If you love, love openly
Twenty monks and one nun, who was named Eshun, were practicing meditation with a certain Zen master.
Eshun was very pretty even though her head was shaved and her dress plain. Several monks secretly fell in love with her.
One of them wrote her a love letter, insisting upon a private meeting.
Eshun did not reply.
The following day the master gave a lecture to the group, and when it was over, Eshun arose, addressing the one who had written to her, she said. “If you really love me so much, come and embrace me now.”
Acharya Prashant (AP): We all have heard it. It’s just about acknowledging, is it not? The whole life, the whole game of suffering, the whole thirst for spiritual attainment, is that not all about acknowledging?

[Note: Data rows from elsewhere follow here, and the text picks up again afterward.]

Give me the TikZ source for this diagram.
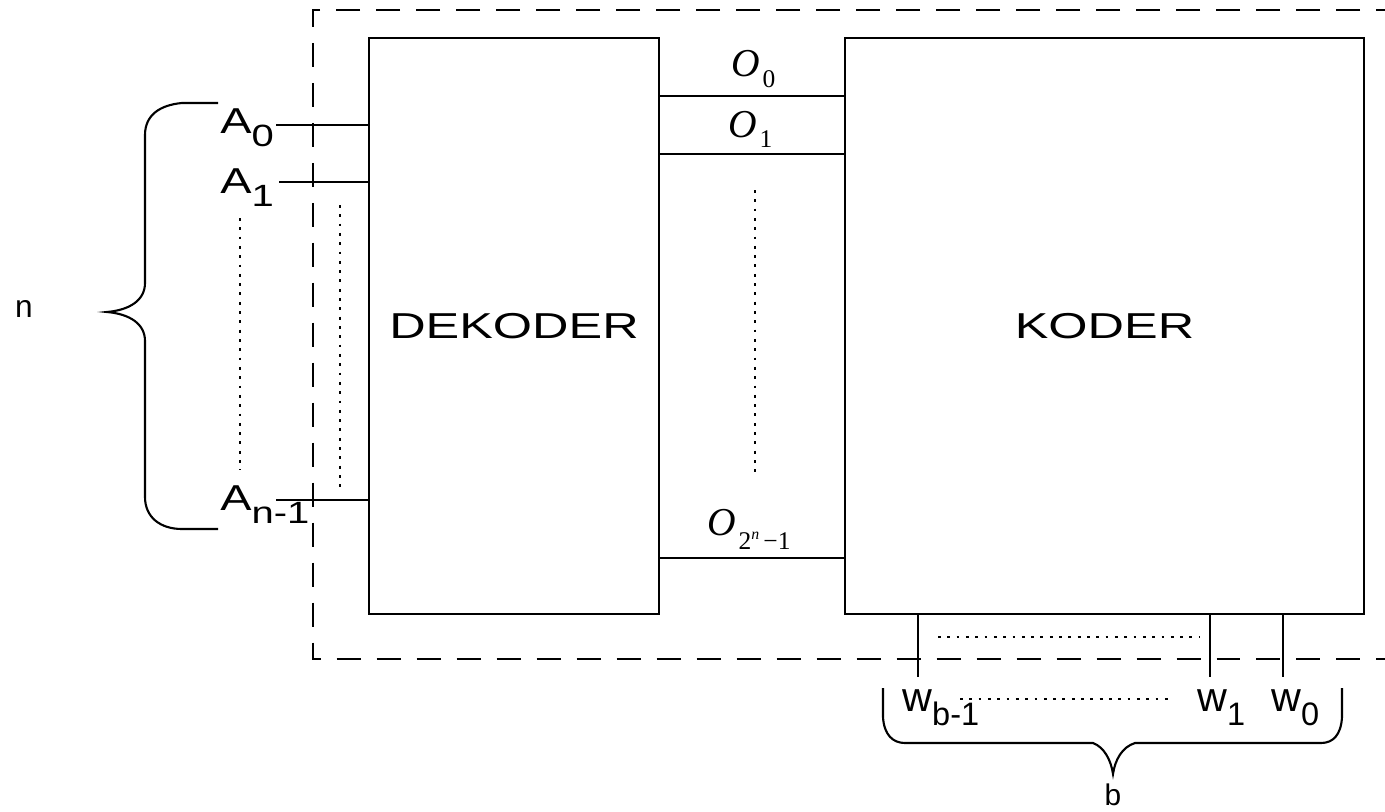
\documentclass[tikz,border=0pt]{standalone}
\usepackage{fontspec}
\setmainfont{Liberation Sans}
\newfontfamily\wider[FakeStretch=1.4]{Liberation Sans}
\newfontfamily\wide[FakeStretch=1.3]{Liberation Sans}
\newfontfamily\serif{Liberation Serif}

\newcommand{\Asig}[1]{{\wide\fontsize{20.5}{24}\selectfont A\raisebox{-7.5pt}{\fontsize{17.5}{20}\selectfont #1}}}
\newcommand{\Osig}[2]{{\serif\fontsize{22.5}{24}\selectfont\textit{O}\kern1.5pt\raisebox{-#2}{\fontsize{14.5}{16}\selectfont #1}}}
\newcommand{\wsig}[1]{{\fontsize{23.5}{26}\selectfont w\raisebox{-8pt}{\fontsize{18.5}{20}\selectfont #1}}}

\tikzset{
	blok/.style={draw, line width=1.4pt, inner sep=0pt},
	wire/.style={line width=1.2pt},
	dotline/.style={line width=1.4pt, dash pattern=on 1.6pt off 3.7pt},
	frame/.style={line width=1.5pt, dash pattern=on 0.48cm off 0.32cm},
	lbl/.style={inner sep=0pt, anchor=base west}
}

\begin{document}
\begin{tikzpicture}[x=0.02cm, y=-0.02cm]
	\useasboundingbox (0, 0) rectangle (1385, 811);

	\draw[frame] (1400, 10) -- (313, 10) -- (313, 659) -- (1400, 659);

	\node[blok, minimum width=5.8cm, minimum height=11.52cm] (dek) at (514, 326) {\wider\fontsize{20.5}{24}\selectfont DEKODER};
	\node[blok, minimum width=10.38cm, minimum height=11.52cm] (kod) at (1104.5, 326) {\wider\fontsize{20.5}{24}\selectfont KODER};

	\node[lbl] (a0) at (220, 133) {\Asig{0}};
	\node[lbl] (a1) at (220, 193) {\Asig{1}};
	\node[lbl] (an) at (220, 510) {\Asig{n-1}};

	\coordinate (a0w) at (276, 125);
	\coordinate (a1w) at (279, 182);
	\coordinate (anw) at (276, 500);
	\draw[wire] (a0w) -- (a0w -| dek.west);
	\draw[wire] (a1w) -- (a1w -| dek.west);
	\draw[wire] (anw) -- (anw -| dek.west);

	\node[lbl] (o0) at (731, 77) {\Osig{0}{6pt}};
	\node[lbl] (o1) at (728, 137) {\Osig{1}{6pt}};
	\node[lbl] (on) at (707, 535) {\Osig{2\raisebox{6pt}{\fontsize{9}{10}\selectfont\textit{n}}\,−1}{8.5pt}};

	\coordinate (o0w) at (659, 96);
	\coordinate (o1w) at (659, 154);
	\coordinate (onw) at (659, 558);
	\draw[wire] (o0w -| dek.east) -- (o0w -| kod.west);
	\draw[wire] (o1w -| dek.east) -- (o1w -| kod.west);
	\draw[wire] (onw -| dek.east) -- (onw -| kod.west);

	\draw[dotline] (240, 218) -- (240, 470);
	\draw[dotline] (340, 205) -- (340, 487);
	\draw[dotline] (755, 190) -- (755, 472);

	\coordinate (wb) at (918, 677);
	\coordinate (w1) at (1210, 677);
	\coordinate (w0) at (1283, 677);
	\draw[wire] (wb |- kod.south) -- (wb);
	\draw[wire] (w1 |- kod.south) -- (w1);
	\draw[wire] (w0 |- kod.south) -- (w0);
	\draw[dotline] (938, 637) -- (1200, 637);

	\node[lbl] (lwb) at (902, 711) {\wsig{b-1}};
	\node[lbl] (lw1) at (1197, 711) {\wsig{1}};
	\node[lbl] (lw0) at (1271, 711) {\wsig{0}};
	\draw[dotline] (960, 699) -- (1172, 699);

	\draw[wire] (218, 103) -- (182, 103) .. controls (160, 105) and (145, 115) .. (145, 135) -- (145, 283)
		.. controls (145, 300) and (130, 310) .. (107, 312) .. controls (130, 314) and (145, 324) .. (145, 341)
		-- (145, 497) .. controls (145, 517) and (160, 529) .. (182, 529) -- (218, 529);
	\node[font=\fontsize{18}{20}\selectfont] (n) at (24, 309) {n};

	\draw[wire] (883, 688) -- (883, 717) .. controls (884, 735) and (893, 743) .. (905, 743) -- (1093, 743)
		.. controls (1104, 747) and (1111, 760) .. (1113, 774) .. controls (1115, 760) and (1122, 747) .. (1135, 743)
		-- (1321, 743) .. controls (1333, 743) and (1341, 735) .. (1342, 717) -- (1342, 688);
	\node[font=\fontsize{17}{19}\selectfont] (b) at (1113, 795) {b};
\end{tikzpicture}
\end{document}
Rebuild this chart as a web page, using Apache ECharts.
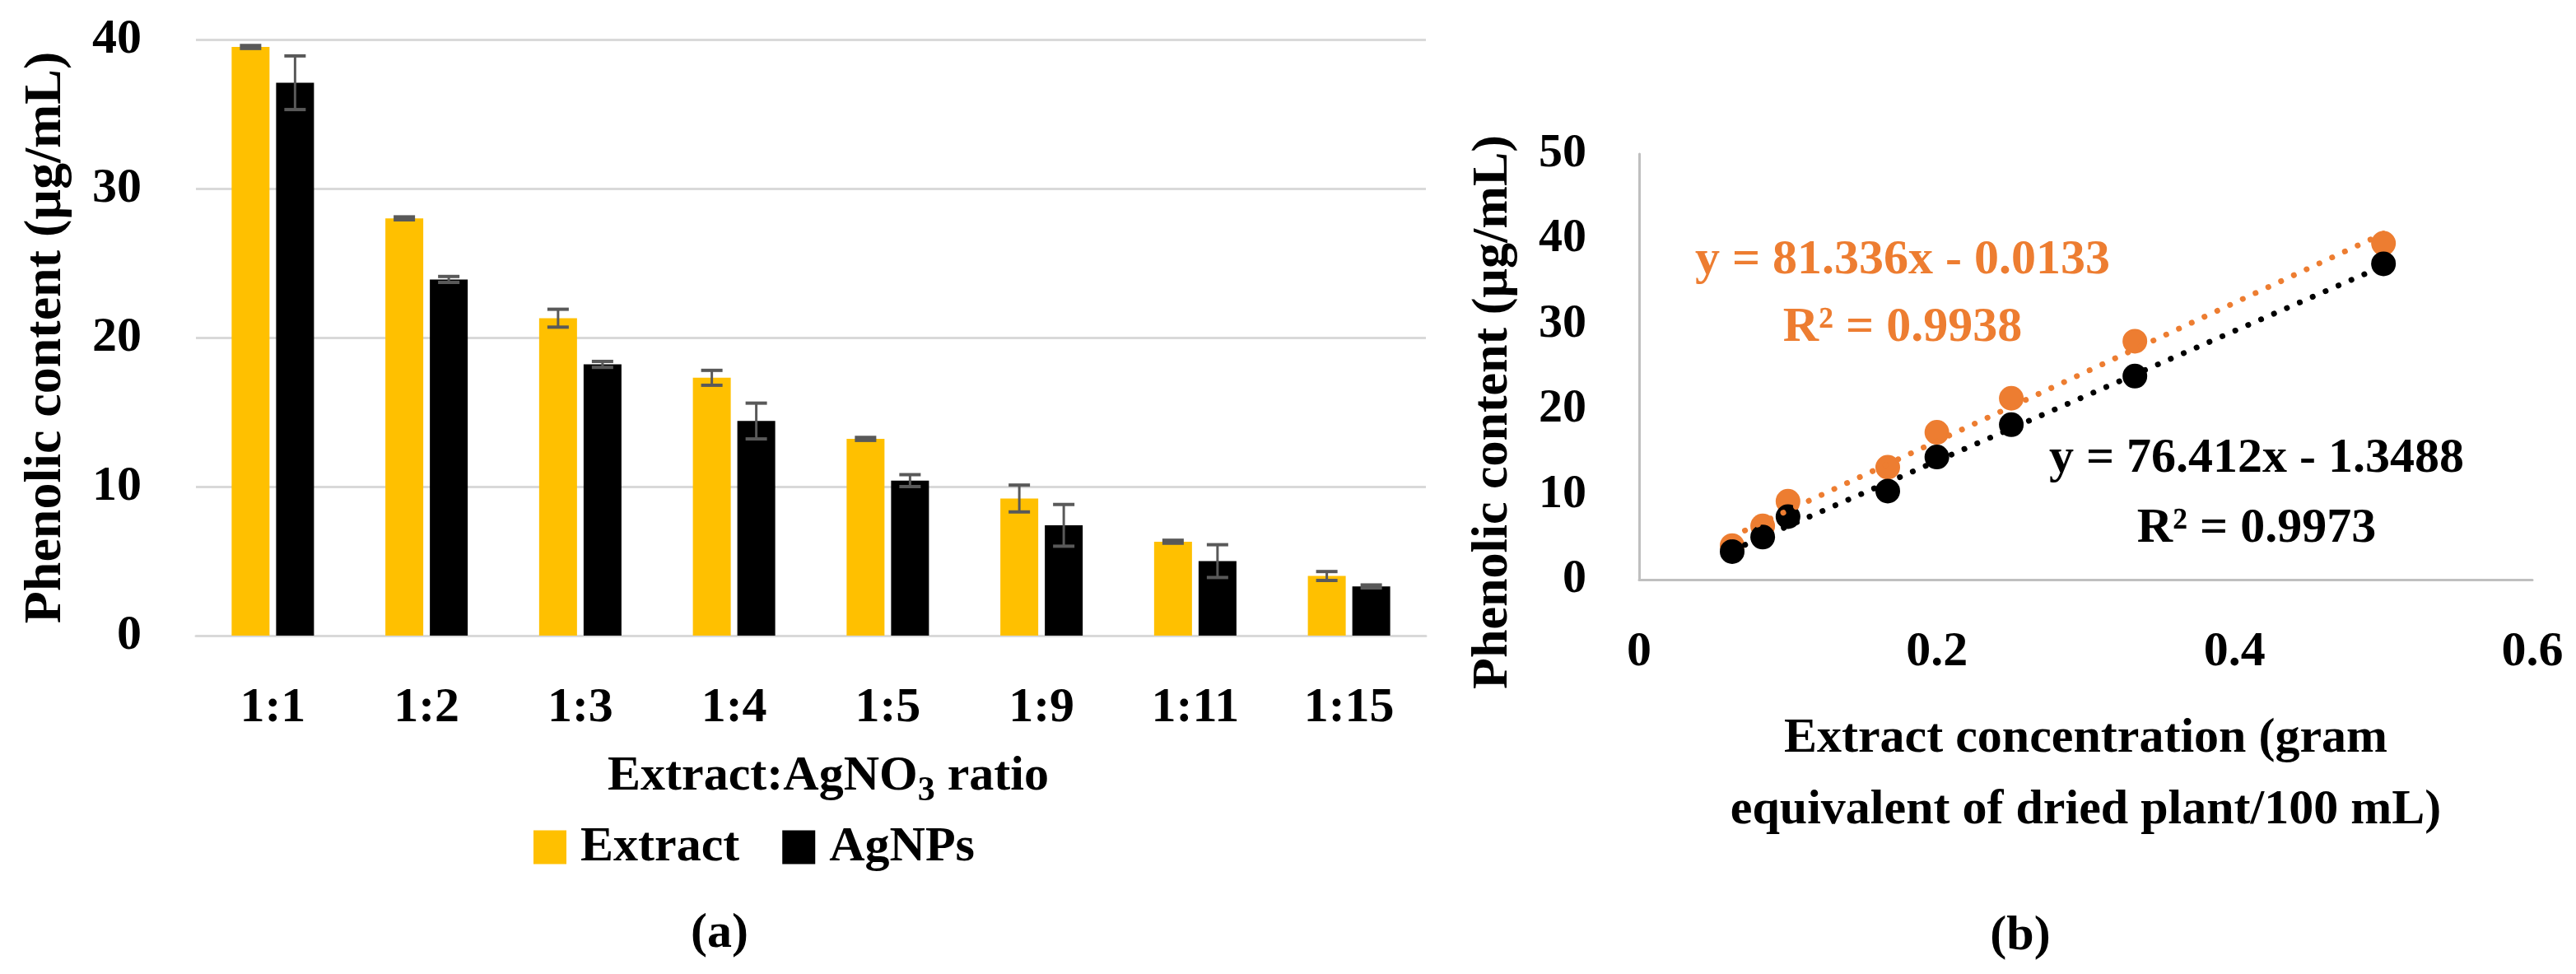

You see, there can be only two things:
Either you say that you don’t have it and you go after it and that is the way of attainment — You don’t have it, you are going after it so you ought to attain.
The other is, you have it and all you can do is acknowledge. If you already have it then there is no question of attainment. So now what is left to do? Still, there is something left to do. What is that? You don’t have to maintain it. It can’t be lost. It’s there, still, there is something that the mind must yet do. What is that?
You have a diamond. One situation is that, you feel that the diamond is lost, you dropped it out somewhere and you go out to attain it, that is the way of attainment. The other is that the diamond is still there in the house, it’s right in front of your eyes, now what is left to do? You don’t have to attain it.